Retour sur la carrière de l’artiste possédé
Un suppôt et au lit plus tard, se réveilla un Framboisier, métamorphosé. Ses rides avaient cédé la place à des fossettes malicieuses, des pattes d’oie rieuse soulignaient le coin de ses yeux profonds, et tous les enfants du monde adoraient la fête au village et les merguez parties, chose encore inimaginable quelques heures auparavant.

Ce fut alors le début de quelque chose de fou : de scène en scène, de mercredi après-midi en mercredi après-midi, commença à se construire la légende vivante de « celui qui jouait avec six mains ». Et s’entourant rapidement des plus grands artistes de son temps, Néné, Minet, Rémy et Eric, tous considérés comme des cadors dans leur domaine respectif, il créa un nouveau groupe. Baptisé Les Musclés en hommage au cœur (c’est un muscle) mis à écrire chacun de leur texte, le groupe prit son envol pour ne plus jamais redescendre, comme un Phénix avant de mourir.
Notre conseil aux futurs artistes

Mais tout a une fin. Malgré ses multiples déménagements, la fin anticipée du Club Dorothée destinée à berner Lucifer en lui faisant croire que c’était la fin du monde, et plusieurs manœuvres audacieuses pour faire croire qu’il était Bernard Minet, rien n’y fit. Et le 4 janvier 2015, lorsqu’il croisa au détour d’une ruelle son créancier, il tourna sur sa gauche au prochain croisement pour la dernière fois et fut emporté dans le Grand Rien.

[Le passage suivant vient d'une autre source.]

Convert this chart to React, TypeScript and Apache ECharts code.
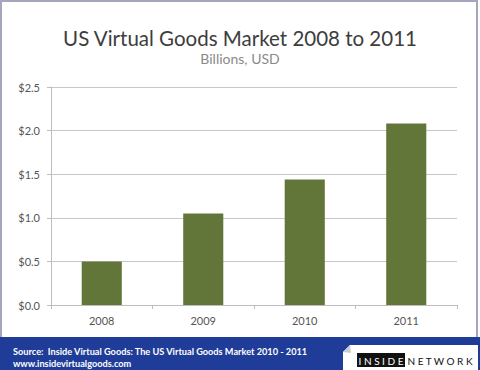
import React, { useEffect, useRef } from "react";
import * as echarts from "echarts";

const years = ["2008", "2009", "2010", "2011"];
const marketValues = [0.5, 1.05, 1.44, 2.08];
const titleText = "US Virtual Goods Market 2008 to 2011";
const subtitleText = "Billions, USD";
const sourceLine1 = "Source:  Inside Virtual Goods: The US Virtual Goods Market 2010 - 2011";
const sourceLine2 = "www.insidevirtualgoods.com";

export default function App() {
  const ref = useRef<HTMLDivElement>(null);
  useEffect(() => {
    if (!ref.current) return;
    const chart = echarts.init(ref.current, null, { renderer: "svg" });
    chart.setOption({
      animation: false,
      backgroundColor: "#ffffff",
      title: {
        text: titleText,
        subtext: subtitleText,
        left: "center",
        top: 22,
        itemGap: 3,
        textStyle: { fontFamily: "Lato", fontSize: 20.5, fontWeight: "normal", color: "#3d3d3d" },
        subtextStyle: { fontFamily: "Lato", fontSize: 14, color: "#8a8a8a" },
      },
      grid: { left: 51, right: 23, top: 87, bottom: 65 },
      xAxis: {
        type: "category",
        data: years,
        axisLine: { lineStyle: { color: "#bdbdbd" } },
        axisTick: { show: true, length: 4, lineStyle: { color: "#bdbdbd" } },
        axisLabel: { color: "#555", fontSize: 11, fontFamily: "Lato", margin: 10 },
      },
      yAxis: {
        type: "value",
        min: 0,
        max: 2.5,
        interval: 0.5,
        axisLine: { show: true, lineStyle: { color: "#bdbdbd" } },
        axisTick: { show: true, length: 4, lineStyle: { color: "#bdbdbd" } },
        splitLine: { lineStyle: { color: "#c8c8c8" } },
        axisLabel: {
          color: "#555",
          fontSize: 11,
          fontFamily: "Lato",
          margin: 11,
          formatter: (v: number) => "$" + v.toFixed(1),
        },
      },
      series: [
        {
          type: "bar",
          data: marketValues,
          barWidth: "39.5%",
          itemStyle: { color: "#62763a" },
        },
      ],
      graphic: [
        {
          type: "rect",
          shape: { x: 1, y: 1, width: 476, height: 368 },
          style: { fill: "none", stroke: "#a3a6bd", lineWidth: 2 },
          z: 10,
        },
        {
          type: "rect",
          shape: { x: 0, y: 337, width: 480, height: 33 },
          style: { fill: "#1f3d98" },
          z: 11,
        },
        {
          type: "text",
          x: 13,
          y: 351,
          style: {
            text: sourceLine1,
            fill: "#ffffff",
            fontSize: 9.2,
            fontWeight: "bold",
            fontFamily: "Lato",
            verticalAlign: "middle",
          },
          z: 12,
        },
        {
          type: "text",
          x: 13,
          y: 363,
          style: {
            text: sourceLine2,
            fill: "#ffffff",
            fontSize: 9.2,
            fontWeight: "bold",
            fontFamily: "Lato",
            verticalAlign: "middle",
          },
          z: 12,
        },
        {
          type: "polygon",
          shape: { points: [[343, 352], [350, 345], [478, 345], [478, 370], [343, 370]] },
          style: { fill: "#ffffff" },
          z: 12,
        },
        {
          type: "polygon",
          shape: { points: [[343, 352], [350, 345], [351, 353]] },
          style: { fill: "#c9ccd6" },
          z: 13,
        },
        {
          type: "rect",
          shape: { x: 357, y: 353, width: 48, height: 14 },
          style: { fill: "#111111" },
          z: 13,
        },
        {
          type: "text",
          x: 381,
          y: 360.5,
          style: {
            text: "I N S I D E",
            fill: "#ffffff",
            fontSize: 10,
            fontFamily: "Lato",
            align: "center",
            verticalAlign: "middle",
          },
          z: 14,
        },
        {
          type: "text",
          x: 440,
          y: 360.5,
          style: {
            text: "N E T W O R K",
            fill: "#111111",
            fontSize: 10,
            fontFamily: "Lato",
            align: "center",
            verticalAlign: "middle",
          },
          z: 14,
        },
      ],
    });
    return () => chart.dispose();
  }, []);
  return (
    <div
      ref={ref}
      style={{ position: "fixed", left: 0, top: 0, width: 480, height: 370 }}
    />
  );
}
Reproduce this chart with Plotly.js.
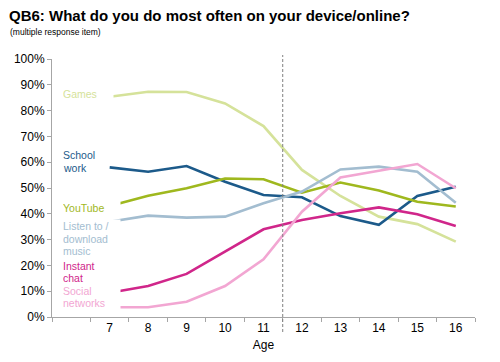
<!DOCTYPE html>
<html>
<head>
<meta charset="utf-8">
<script src="https://cdn.plot.ly/plotly-3.0.1.min.js"></script>
<style>
html,body{margin:0;padding:0;background:#fff;}
#chart{width:500px;height:362px;}
</style>
</head>
<body>
<div id="chart"></div>
<script>
var ages = [7, 8, 9, 10, 11, 12, 13, 14, 15, 16];
var tickLabels = ["7", "8", "9", "10", "11", "12", "13", "14", "15", "16"];
var boundaries = [5.5, 6.5, 7.5, 8.5, 9.5, 10.5, 11.5, 12.5, 13.5, 14.5, 15.5, 16.5];
var yTicks = [0, 10, 20, 30, 40, 50, 60, 70, 80, 90, 100];
var yTickLabels = ["0%", "10%", "20%", "30%", "40%", "50%", "60%", "70%", "80%", "90%", "100%"];

var games = [85.4, 87.3, 87.2, 82.8, 74.0, 57.0, 46.9, 38.9, 36.0, 29.2];
var schoolWork = [58.0, 56.3, 58.5, 52.4, 47.3, 46.4, 39.1, 35.7, 46.9, 50.5];
var youTube = [43.0, 47.0, 49.9, 53.7, 53.4, 48.2, 52.1, 49.0, 44.7, 42.8];
var music = [36.9, 39.3, 38.5, 38.9, 44.1, 48.6, 57.2, 58.3, 56.3, 44.3];
var instantChat = [9.4, 12.0, 16.7, 25.3, 34.0, 37.6, 40.2, 42.5, 39.8, 35.3];
var socialNetworks = [3.8, 3.8, 5.9, 12.0, 22.4, 40.8, 54.1, 56.7, 59.3, 49.9];

var seriesLabelLines = [["Games"], ["School", "work"], ["YouTube"], ["Listen to&nbsp;&#47;", "download", "music"], ["Instant", "chat"], ["Social", "networks"]];
var seriesData = [games, schoolWork, youTube, music, instantChat, socialNetworks];
var seriesColors = ["#d5e29a", "#1c5a8a", "#9fb81e", "#a3bdd0", "#d0268a", "#f2a6d2"];
// pixel rows (from top) of the label lines, and white label box widths
var labelRows = [[94], [155, 168], [208], [226, 239, 251], [266, 278], [291, 303]];
var labelBoxW = [50, 45, 57, 57, 45, 57];

var FONT = "Arial, 'Liberation Sans', sans-serif";
var PLOT_TOP = 59, PLOT_H = 258, PLOT_L = 52, PLOT_W = 423;

var traces = seriesData.map(function (vals, i) {
  return {
    x: ages, y: vals, type: "scatter", mode: "lines",
    line: {color: seriesColors[i], width: 2.6},
    hoverinfo: "skip", showlegend: false, xaxis: "x", yaxis: "y"
  };
});
traces.push({x: [ages[0]], y: [null], type: "scatter", mode: "lines", xaxis: "x2", yaxis: "y", showlegend: false, hoverinfo: "skip"});

var annotations = [];
seriesLabelLines.forEach(function (lines, i) {
  lines.forEach(function (txt, j) {
    annotations.push({
      text: txt, xref: "paper", x: 10 / PLOT_W, xanchor: "left",
      yref: "paper", y: (PLOT_TOP + PLOT_H - labelRows[i][j]) / PLOT_H, yanchor: "middle", align: "left",
      showarrow: false, borderpad: 0, bgcolor: "#ffffff", width: labelBoxW[i], height: 12,
      font: {family: FONT, size: 10.5, color: seriesColors[i]}
    });
  });
});
annotations.push({
  text: "(multiple response item)", xref: "paper", x: (9 - PLOT_L) / PLOT_W, xanchor: "left",
  yref: "paper", y: (PLOT_TOP + PLOT_H - 32) / PLOT_H, yanchor: "middle", showarrow: false, borderpad: 0,
  font: {family: FONT, size: 8.5, color: "#000"}
});

var layout = {
  width: 500, height: 362,
  margin: {l: PLOT_L, r: 25, t: PLOT_TOP, b: 45},
  paper_bgcolor: "#fff", plot_bgcolor: "#fff",
  font: {family: FONT, size: 12, color: "#000"},
  title: {
    text: "<b>QB6: What do you do most often on your device/online?</b>",
    xref: "container", x: 9 / 500, xanchor: "left",
    yref: "container", y: 1 - 16 / 362, yanchor: "middle",
    font: {family: FONT, size: 15, color: "#000"}
  },
  xaxis: {
    range: [5.5, 16.5], tickvals: ages, ticktext: tickLabels,
    showgrid: false, zeroline: false, showline: true, linecolor: "#a6a6a6", linewidth: 1,
    ticks: "", tickfont: {family: FONT, size: 12, color: "#000"},
    title: {text: "Age", font: {family: FONT, size: 12, color: "#000"}, standoff: 6},
    fixedrange: true
  },
  xaxis2: {
    overlaying: "x", anchor: "y", side: "bottom",
    range: [5.5, 16.5], tickvals: boundaries, showticklabels: false,
    ticks: "outside", ticklen: 4, tickcolor: "#a6a6a6", tickwidth: 1,
    showgrid: false, zeroline: false, showline: false, fixedrange: true
  },
  yaxis: {
    range: [0, 100], tickvals: yTicks, ticktext: yTickLabels,
    showgrid: false, zeroline: false, showline: true, linecolor: "#a6a6a6", linewidth: 1,
    ticks: "outside", ticklen: 4, tickcolor: "#a6a6a6",
    tickfont: {family: FONT, size: 12, color: "#000"}, fixedrange: true
  },
  shapes: [{
    type: "line", xref: "x", x0: 11.5, x1: 11.5,
    yref: "paper", y0: -15 / PLOT_H, y1: 1 + 4 / PLOT_H,
    line: {color: "#7f7f7f", width: 1, dash: "3px,2px"}
  }],
  annotations: annotations
};

Plotly.newPlot("chart", traces, layout, {displayModeBar: false, staticPlot: true});
</script>
</body>
</html>
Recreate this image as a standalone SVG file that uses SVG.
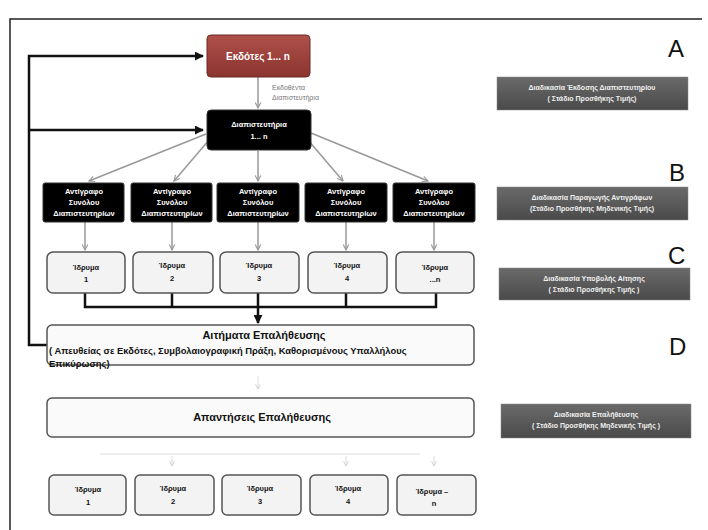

Cette tragique affaire démontre que le couperet des pactes sataniques peut tomber n’importe quand. Lorsque les clauses sont bien négociées par l’artiste, il peut espérer faire un retour médiatique bien des années après l’extinction de sa carrière : c’est le cas de Renaud ou Jean-Louis Aubert, et dans une moindre mesure de Bertrand Cantat, avec lequel Satan n’avait pas désiré contracter dans un premier temps, jusqu’à ce qu’il procède au sacrifice d’une jeune femme vierge (astrologie) et attire une nouvelle fois l’attention de l’ange déchu.
Mais cela reste tout de même un jeu dangereux. C’est pourquoi la créativité rend aujourd’hui hommage à celui qui aura tout sacrifié pour, un jour, enfanter ce Stairway to heaven qui restera à jamais dans le cœur des mélomanes.